Phelps accused of violating Olympic rules, swimmer’s agent denies

US swimmer Michael Phelps poses on the podium with the gold medal after winning the men's 4x100 medley relay final during the swimming event at the London 2012 Olympic Games on August 4, 2012 in London. (AFP Photo/Fabrice Coffrini)
Michael Phelps, the winningest Olympian ever, won’t be stripped of his London medals over his 'unsanctioned' ad campaign for Louis Vuitton, Phelps’ longtime agent said.

The legendary swimmer has been accused of violating a rule by the International Olympic Committee (IOC) that prohibits athletes from promoting non-official sponsors for a set timeframe surrounding the games. Possible sanctions for violations include the stripping of medals.

Phelps, however, is unlikely to lose any of his medals, the AP quoted Phelps’ agent Peter Carlisle as saying.
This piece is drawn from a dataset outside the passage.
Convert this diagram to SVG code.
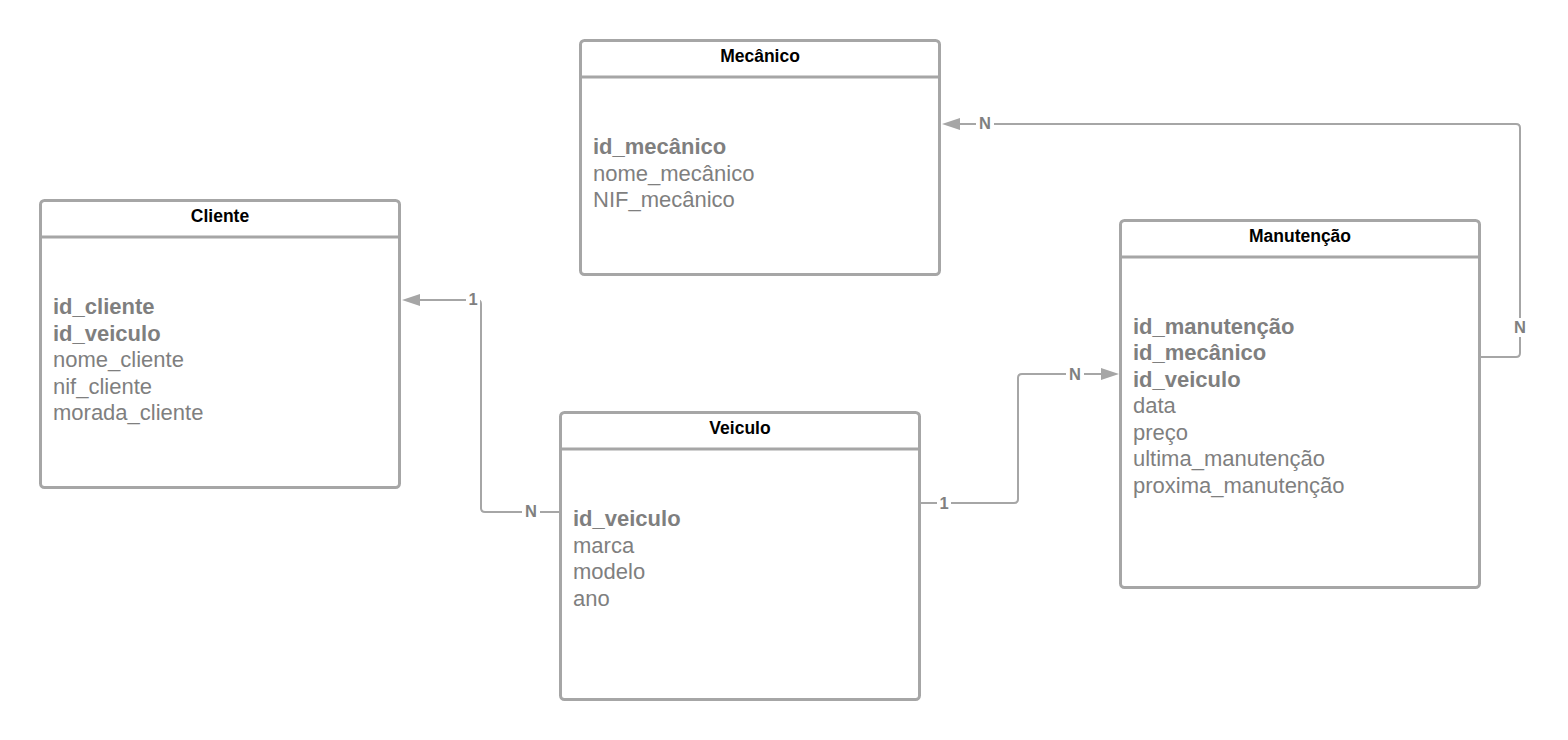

“He didn't violate Rule 40, it's as simple as that,” Carlisle said. “All that matters is whether the athlete permitted that use. That's all he can control. In this case, Michael did not authorize that use. The images hadn't even been reviewed, much less approved. It's as simple as that. An athlete can't control unauthorized uses any more than you can guarantee someone isn't going to break into your house.”

“I can't count on every hand in this office the number of unauthorized uses that happen during the games period,” Carlisle said. “We uncover them by the dozens. Some are by companies we don't even know. It happens constantly.”

Phelps’ ad campaign for Louis Vuitton officially began on Thursday, the day after the IOC ban ended. In one of the pictures, Phelps is shown in a bathtub wearing only goggles and skimpy briefs. Another ad depicts him sitting on a sofa, wearing a three-piece suit and chatting with former Soviet gymnast Larisa Latynina, whose four-decade-long record for overall medals was broken by Phelps at the London Games.

Phelps won four gold and two silver medals in London before announcing his retirement.